--- begin DATA LINES ---

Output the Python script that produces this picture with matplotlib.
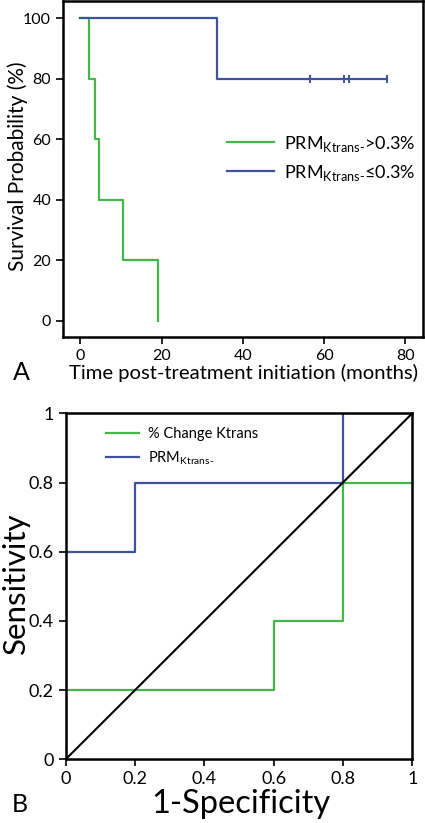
import matplotlib
matplotlib.use("Agg")
import matplotlib.pyplot as plt

plt.rcParams['font.family'] = ['Lato', 'DejaVu Sans']
plt.rcParams['mathtext.fontset'] = 'custom'
plt.rcParams['mathtext.rm'] = 'Lato'

green = '#45b649'
blue = '#3d52a1'

# Panel A - Kaplan-Meier survival
high_times = [0, 2.1, 3.7, 4.6, 10.5, 19.0]
high_surv = [100, 80, 60, 40, 20, 0]
low_times = [0, 33.6, 75.5]
low_surv = [100, 80, 80]
low_censor_times = [56.4, 64.9, 66.0, 75.5]
low_censor_surv = [80, 80, 80, 80]

# Panel B - ROC curves
pct_fpr = [0, 0, 0.6, 0.6, 0.8, 0.8, 1.0]
pct_tpr = [0, 0.2, 0.2, 0.4, 0.4, 0.8, 0.8]
prm_fpr = [0, 0, 0.2, 0.2, 0.8, 0.8, 1.0]
prm_tpr = [0, 0.6, 0.6, 0.8, 0.8, 1.0, 1.0]

fig = plt.figure(figsize=(4.25, 8.23), dpi=100)

### Panel A
ax1 = fig.add_axes([0.148, 0.5905, 0.847, 0.4085])
ax1.step(high_times, high_surv, where='post', color=green, lw=1.6,
         label=r'PRM$_{\mathregular{Ktrans\text{-}}}$>0.3%')
ax1.step(low_times, low_surv, where='post', color=blue, lw=1.6,
         label=r'PRM$_{\mathregular{Ktrans\text{-}}}$≤0.3%')
ax1.plot(low_censor_times, low_censor_surv, ls='none', marker='|', ms=6, mew=1.4, color=blue)
ax1.set_xlim(-4.3, 84.3)
ax1.set_ylim(-5.4, 105.7)
ax1.set_xticks([0, 20, 40, 60, 80])
ax1.set_yticks([0, 20, 40, 60, 80, 100])
ax1.tick_params(labelsize=11.5, width=1.2, length=5, colors='black')
for s in ax1.spines.values():
    s.set_linewidth(1.8)
ax1.set_xlabel('Time post-treatment initiation (months)', fontsize=14.6)
ax1.set_ylabel('Survival Probability (%)', fontsize=15)
ax1.xaxis.set_label_coords(0.503, -0.08)
ax1.yaxis.set_label_coords(-0.097, 0.507)
ax1.legend(loc='upper left', bbox_to_anchor=(0.455, 0.605), frameon=False,
           fontsize=13, handlelength=2.6, handletextpad=0.6, labelspacing=0.5,
           borderpad=0, borderaxespad=0)
fig.text(0.03, 0.547, 'A', fontsize=18, va='center', ha='left')

### Panel B
ax2 = fig.add_axes([0.1546, 0.0774, 0.8154, 0.4204])
ax2.plot(pct_fpr, pct_tpr, color=green, lw=1.6, label='% Change Ktrans')
ax2.plot(prm_fpr, prm_tpr, color=blue, lw=1.6, label=r'PRM$_{\mathregular{Ktrans\text{-}}}$')
ax2.plot([0, 1], [0, 1], color='black', lw=1.5)
ax2.set_xlim(0, 1)
ax2.set_ylim(0, 1)
ticks = [0, 0.2, 0.4, 0.6, 0.8, 1]
ticklabels = ['0', '0.2', '0.4', '0.6', '0.8', '1']
ax2.set_xticks(ticks)
ax2.set_xticklabels(ticklabels)
ax2.set_yticks(ticks)
ax2.set_yticklabels(ticklabels)
ax2.tick_params(labelsize=13, width=1.2, length=5, colors='black')
for s in ax2.spines.values():
    s.set_linewidth(1.8)
ax2.set_xlabel('1-Specificity', fontsize=23.5)
ax2.set_ylabel('Sensitivity', fontsize=22.5)
ax2.xaxis.set_label_coords(0.506, -0.085)
ax2.yaxis.set_label_coords(-0.102, 0.51)
ax2.legend(loc='upper left', bbox_to_anchor=(0.115, 0.96), frameon=False,
           fontsize=10.5, handlelength=2.3, handletextpad=0.6, labelspacing=0.55,
           borderpad=0, borderaxespad=0)
fig.text(0.028, 0.022, 'B', fontsize=18, va='center', ha='left')

fig.savefig('out.png', dpi=100)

--- end DATA LINES ---

> _SET PROBLEM_
Except for the pictures, print the data above exactly.

> _ANSWER TO THIS EXERCISE_
Output the Python script that produces this picture with matplotlib.
import matplotlib
matplotlib.use("Agg")
import matplotlib.pyplot as plt

plt.rcParams['font.family'] = ['Lato', 'DejaVu Sans']
plt.rcParams['mathtext.fontset'] = 'custom'
plt.rcParams['mathtext.rm'] = 'Lato'

green = '#45b649'
blue = '#3d52a1'

# Panel A - Kaplan-Meier survival
high_times = [0, 2.1, 3.7, 4.6, 10.5, 19.0]
high_surv = [100, 80, 60, 40, 20, 0]
low_times = [0, 33.6, 75.5]
low_surv = [100, 80, 80]
low_censor_times = [56.4, 64.9, 66.0, 75.5]
low_censor_surv = [80, 80, 80, 80]

# Panel B - ROC curves
pct_fpr = [0, 0, 0.6, 0.6, 0.8, 0.8, 1.0]
pct_tpr = [0, 0.2, 0.2, 0.4, 0.4, 0.8, 0.8]
prm_fpr = [0, 0, 0.2, 0.2, 0.8, 0.8, 1.0]
prm_tpr = [0, 0.6, 0.6, 0.8, 0.8, 1.0, 1.0]

fig = plt.figure(figsize=(4.25, 8.23), dpi=100)

### Panel A
ax1 = fig.add_axes([0.148, 0.5905, 0.847, 0.4085])
ax1.step(high_times, high_surv, where='post', color=green, lw=1.6,
         label=r'PRM$_{\mathregular{Ktrans\text{-}}}$>0.3%')
ax1.step(low_times, low_surv, where='post', color=blue, lw=1.6,
         label=r'PRM$_{\mathregular{Ktrans\text{-}}}$≤0.3%')
ax1.plot(low_censor_times, low_censor_surv, ls='none', marker='|', ms=6, mew=1.4, color=blue)
ax1.set_xlim(-4.3, 84.3)
ax1.set_ylim(-5.4, 105.7)
ax1.set_xticks([0, 20, 40, 60, 80])
ax1.set_yticks([0, 20, 40, 60, 80, 100])
ax1.tick_params(labelsize=11.5, width=1.2, length=5, colors='black')
for s in ax1.spines.values():
    s.set_linewidth(1.8)
ax1.set_xlabel('Time post-treatment initiation (months)', fontsize=14.6)
ax1.set_ylabel('Survival Probability (%)', fontsize=15)
ax1.xaxis.set_label_coords(0.503, -0.08)
ax1.yaxis.set_label_coords(-0.097, 0.507)
ax1.legend(loc='upper left', bbox_to_anchor=(0.455, 0.605), frameon=False,
           fontsize=13, handlelength=2.6, handletextpad=0.6, labelspacing=0.5,
           borderpad=0, borderaxespad=0)
fig.text(0.03, 0.547, 'A', fontsize=18, va='center', ha='left')

### Panel B
ax2 = fig.add_axes([0.1546, 0.0774, 0.8154, 0.4204])
ax2.plot(pct_fpr, pct_tpr, color=green, lw=1.6, label='% Change Ktrans')
ax2.plot(prm_fpr, prm_tpr, color=blue, lw=1.6, label=r'PRM$_{\mathregular{Ktrans\text{-}}}$')
ax2.plot([0, 1], [0, 1], color='black', lw=1.5)
ax2.set_xlim(0, 1)
ax2.set_ylim(0, 1)
ticks = [0, 0.2, 0.4, 0.6, 0.8, 1]
ticklabels = ['0', '0.2', '0.4', '0.6', '0.8', '1']
ax2.set_xticks(ticks)
ax2.set_xticklabels(ticklabels)
ax2.set_yticks(ticks)
ax2.set_yticklabels(ticklabels)
ax2.tick_params(labelsize=13, width=1.2, length=5, colors='black')
for s in ax2.spines.values():
    s.set_linewidth(1.8)
ax2.set_xlabel('1-Specificity', fontsize=23.5)
ax2.set_ylabel('Sensitivity', fontsize=22.5)
ax2.xaxis.set_label_coords(0.506, -0.085)
ax2.yaxis.set_label_coords(-0.102, 0.51)
ax2.legend(loc='upper left', bbox_to_anchor=(0.115, 0.96), frameon=False,
           fontsize=10.5, handlelength=2.3, handletextpad=0.6, labelspacing=0.55,
           borderpad=0, borderaxespad=0)
fig.text(0.028, 0.022, 'B', fontsize=18, va='center', ha='left')

fig.savefig('out.png', dpi=100)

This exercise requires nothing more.